▶ **WORK REQUIRED**
The listing below begins with the first line you should copy; stop after the line containing "const yTicks = [65, 75, 85, 95, 105, 115];", and drop every picture.

▶ **GIVEN MATERIAL**
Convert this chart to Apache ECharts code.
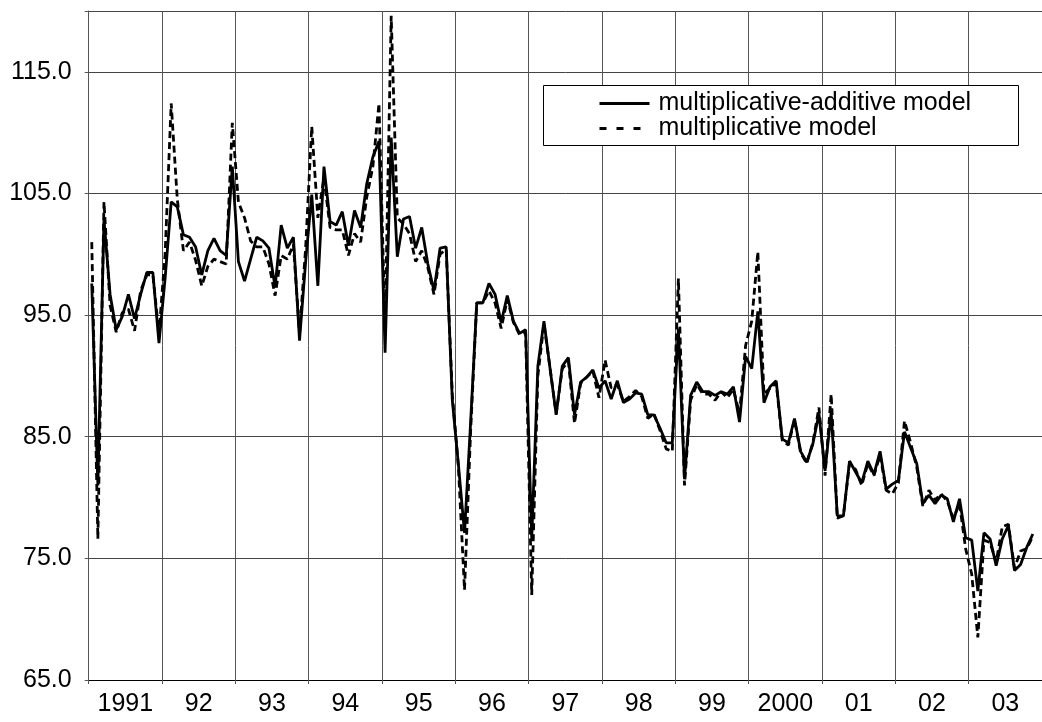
<!DOCTYPE html>
<html>
<head>
<meta charset="utf-8">
<script src="https://cdn.jsdelivr.net/npm/echarts@6/dist/echarts.min.js"></script>
<style>
html,body{margin:0;padding:0;background:#fff;}
#chart{width:1042px;height:722px;}
</style>
</head>
<body>
<div id="chart"></div>
<script>
// Year labels shown under the x axis (one band per year)
const yearLabels = ['1991','92','93','94','95','96','97','98','99','2000','01','02','03'];
const fullYears = [1991,1992,1993,1994,1995,1996,1997,1998,1999,2000,2001,2002,2003];

// Y-axis tick values
const yTicks = [65, 75, 85, 95, 105, 115];

// multiplicative-additive model (monthly, Jan 1991 - Dec 2003)
const multAdd = [
  97.6, 81.0, 102.9, 96.7, 93.8, 94.9, 96.7, 94.7, 96.7, 98.5, 98.5, 92.7,
  98.0, 104.3, 103.9, 101.6, 101.4, 100.6, 98.3, 100.3, 101.3, 100.3, 99.9, 107.2,
  99.4, 97.8, 99.6, 101.4, 101.1, 100.5, 97.3, 102.4, 100.5, 101.4, 92.9, 99.4,
  104.9, 97.4, 107.2, 102.7, 102.4, 103.5, 100.7, 103.6, 102.2, 105.8, 108.0, 109.3,
  91.9, 109.6, 99.8, 102.9, 103.1, 100.5, 102.2, 99.2, 97.0, 100.5, 100.6, 88.0,
  82.7, 77.1, 86.2, 96.0, 96.0, 97.6, 96.7, 94.4, 96.6, 94.5, 93.5, 93.8,
  76.6, 90.8, 94.5, 90.6, 86.8, 90.8, 91.5, 86.8, 89.5, 89.9, 90.5, 89.0,
  89.6, 88.1, 89.6, 87.8, 88.1, 88.6, 88.5, 86.8, 86.8, 85.7, 84.5, 84.5,
  93.9, 81.5, 88.4, 89.5, 88.7, 88.7, 88.4, 88.7, 88.5, 89.1, 86.2, 91.6,
  90.6, 95.3, 87.8, 89.1, 89.6, 84.8, 84.5, 86.5, 83.8, 82.9, 84.4, 86.9,
  82.2, 87.0, 78.5, 78.5, 83.0, 82.1, 81.2, 83.0, 81.9, 83.8, 80.7, 81.1,
  81.4, 85.4, 84.1, 82.8, 79.5, 80.2, 79.5, 80.2, 79.9, 78.0, 79.9, 76.7,
  76.5, 72.3, 77.1, 76.6, 74.4, 76.6, 77.7, 74.0, 74.5, 75.9, 77.0, null
];

// multiplicative model
const mult = [
  101.0, 76.6, 104.3, 95.8, 93.6, 95.2, 95.5, 93.7, 97.0, 98.3, 98.3, 93.5,
  100.0, 112.4, 104.5, 100.3, 101.0, 99.5, 97.4, 99.0, 99.6, 99.4, 99.2, 110.8,
  104.3, 103.0, 101.1, 100.6, 100.6, 99.2, 96.6, 99.9, 99.6, 100.8, 93.5, 100.5,
  110.5, 103.0, 106.3, 102.2, 102.0, 102.0, 99.9, 101.7, 101.0, 104.7, 107.2, 112.4,
  94.0, 119.6, 103.0, 102.5, 101.7, 99.4, 100.3, 98.9, 96.7, 100.0, 100.4, 88.5,
  82.5, 72.4, 85.5, 96.0, 96.0, 97.0, 96.0, 93.9, 96.3, 94.4, 93.4, 93.6,
  72.0, 90.0, 94.3, 90.6, 86.9, 90.6, 91.2, 86.1, 89.4, 89.9, 90.4, 88.2,
  91.3, 89.0, 89.3, 87.9, 88.3, 88.8, 88.3, 86.5, 86.9, 85.5, 84.0, 83.8,
  98.0, 81.0, 88.0, 89.3, 88.5, 88.5, 88.0, 88.7, 88.2, 88.9, 86.9, 92.5,
  94.5, 100.2, 88.5, 89.0, 89.4, 84.7, 84.3, 86.4, 83.7, 82.8, 84.5, 87.4,
  81.8, 88.5, 78.3, 78.5, 82.8, 82.3, 81.0, 82.8, 81.8, 83.5, 80.6, 80.3,
  81.2, 86.3, 84.5, 82.5, 79.3, 80.6, 79.8, 80.3, 79.7, 78.3, 79.5, 75.8,
  73.7, 68.5, 76.5, 76.3, 74.7, 77.6, 77.8, 74.2, 75.6, 75.8, 76.8, null
];

const seriesNames = ['multiplicative-additive model', 'multiplicative model'];

// Monthly categories
const months = [];
fullYears.forEach(y => { for (let m = 1; m <= 12; m++) months.push(y + '-' + (m < 10 ? '0' : '') + m); });

const FONT = "'Liberation Sans', Arial, sans-serif";
const chart = echarts.init(document.getElementById('chart'), null, {renderer: 'canvas'});

chart.setOption({
  animation: false,
  backgroundColor: '#fff',
  grid: { left: 88.7, top: 11, width: 964.6, bottom: 42, containLabel: false },
  xAxis: [
    {
      type: 'category', data: months, boundaryGap: true, show: false, gridIndex: 0
    },
    {
      type: 'category', data: yearLabels, boundaryGap: true, position: 'bottom', gridIndex: 0,
      axisLine: { show: true, lineStyle: { color: '#000', width: 1 } },
      axisTick: { show: true, length: 4, inside: false, lineStyle: { color: '#555', width: 1 } },
      splitLine: { show: true, lineStyle: { color: '#555', width: 1 } },
      axisLabel: { show: true, fontFamily: FONT, fontSize: 25, color: '#000', margin: 12 }
    }
  ],
  yAxis: {
    type: 'value', min: 65, max: 120, interval: 10,
    axisLine: { show: true, lineStyle: { color: '#555', width: 1 } },
    axisTick: { show: true, length: 4, lineStyle: { color: '#555' } },
    splitLine: { show: true, lineStyle: { color: '#444', width: 1 } },
    axisLabel: {
      fontFamily: FONT, fontSize: 25, color: '#000', margin: 17,
      formatter: v => (yTicks.indexOf(v) >= 0 ? v.toFixed(1) : '')
    }
  },
  graphic: [{
    type: 'rect', z: 3, left: 543, top: 85,
    shape: { width: 475, height: 60 },
    style: { fill: '#fff', stroke: '#000', lineWidth: 1 }
  }],
  legend: {
    orient: 'vertical', left: 598, top: 91, z: 5, padding: 0,
    itemWidth: 50, itemHeight: 12, itemGap: 0,
    itemStyle: { opacity: 0, color: 'rgba(0,0,0,0)', borderColor: 'rgba(0,0,0,0)', borderWidth: 0 },
    lineStyle: { opacity: 1 },
    textStyle: { fontFamily: FONT, fontSize: 25, color: '#000', lineHeight: 8, padding: [0, 0, 15, 4] },
    data: [
      { name: seriesNames[0], lineStyle: { width: 3, opacity: 1 } },
      { name: seriesNames[1], lineStyle: { type: [7, 10], width: 3, opacity: 1 } }
    ]
  },
  series: [
    {
      name: seriesNames[0], type: 'line', data: multAdd, xAxisIndex: 0,
      symbol: 'none', showSymbol: false, z: 3,
      lineStyle: { color: '#000', width: 2.8, type: 'solid' }, itemStyle: { color: '#000' }
    },
    {
      name: seriesNames[1], type: 'line', data: mult, xAxisIndex: 0,
      symbol: 'none', showSymbol: false, z: 2,
      lineStyle: { color: '#000', width: 2.8, type: [7, 4] }, itemStyle: { color: '#000' }
    }
  ]
});
</script>
</body>
</html>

▶ **FULL RESPONSE**
Convert this chart to Apache ECharts code.
<!DOCTYPE html>
<html>
<head>
<meta charset="utf-8">
<script src="https://cdn.jsdelivr.net/npm/echarts@6/dist/echarts.min.js"></script>
<style>
html,body{margin:0;padding:0;background:#fff;}
#chart{width:1042px;height:722px;}
</style>
</head>
<body>
<div id="chart"></div>
<script>
// Year labels shown under the x axis (one band per year)
const yearLabels = ['1991','92','93','94','95','96','97','98','99','2000','01','02','03'];
const fullYears = [1991,1992,1993,1994,1995,1996,1997,1998,1999,2000,2001,2002,2003];

// Y-axis tick values
const yTicks = [65, 75, 85, 95, 105, 115];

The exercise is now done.